The corresponding amount of physical time is extracted from the orthogonal projection of $\Delta s X$ along the time axis $\partial_{x^0}$ taking its normalization into account:
$$T = g\left( \Delta s X, \frac{\partial_{x^0}}{\sqrt{-g_{00}}}\right) \frac{\partial_{x^0}}{\sqrt{-g_{00}}} = \Delta s \frac{X^0 g_{00} + \sum_{i=1}^3 g_{0i}X^i}{-g_{00}}\partial_{x^0}\:.$$
According to my first comment above, the length (with respect to $g$) of this vector is just the amount of physical time spent by the particle in the interval $\Delta s$ of parameter. This time is measured by the proper time of a clock moving along the $x^0$ axis. $$\Delta \tau = \sqrt{-g(T,T)} = \Delta s \frac{X^0 g_{00} + \sum_{i=1}^3 g_{0i}X^i}{\sqrt{-g_{00}}}$$ up to second order $\Delta s$ infinitesimals.

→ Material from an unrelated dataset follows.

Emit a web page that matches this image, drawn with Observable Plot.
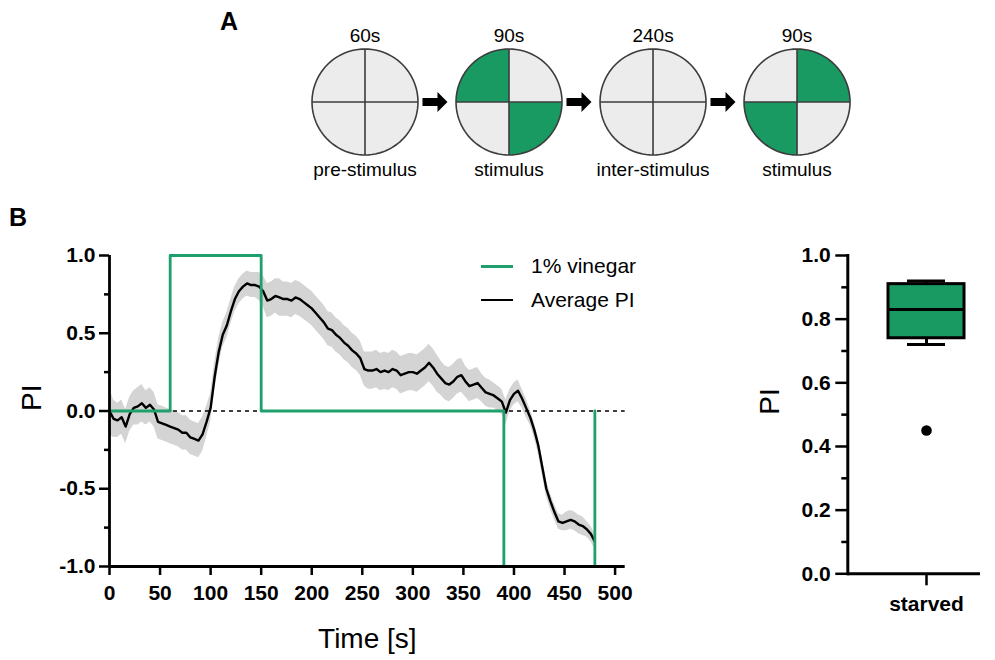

In summary, the velocity of the particle referred to the coordinates $x^0,x^1,x^2,x^3$ is $$v = \lim_{\Delta s \to 0}\frac{\Delta l}{\Delta \tau} = \sqrt{-g_{00}}\frac{\sqrt{\gamma(X,X)}}{X^0 g_{00} + \sum_{i=1}^3 g_{0i}X^i}$$ so that $$v^2 = -g_{00}\frac{\gamma(X,X)}{(X^0 g_{00} + \sum_{i=1}^3 g_{0i}X^i)^2} $$ This is the rigorous expression of the formula you wrote. The vector $X$ in your case has components $X^\mu = dx^\mu$. The minus sign in front of the right-hand side is just due to the different choice of the signature of the metric.
COMMENT. These notions are not related with the choice of a curved spacetime. Everything is valid also in Minkowski spacetime referring to non-Minkowskian coordinates with $g_{0k}\neq 0$ (and possibly $g_{00} \neq -1$). A standard example are coordinates at rest with a rotating platform with respect to an inertial system in Minkowki spacetime.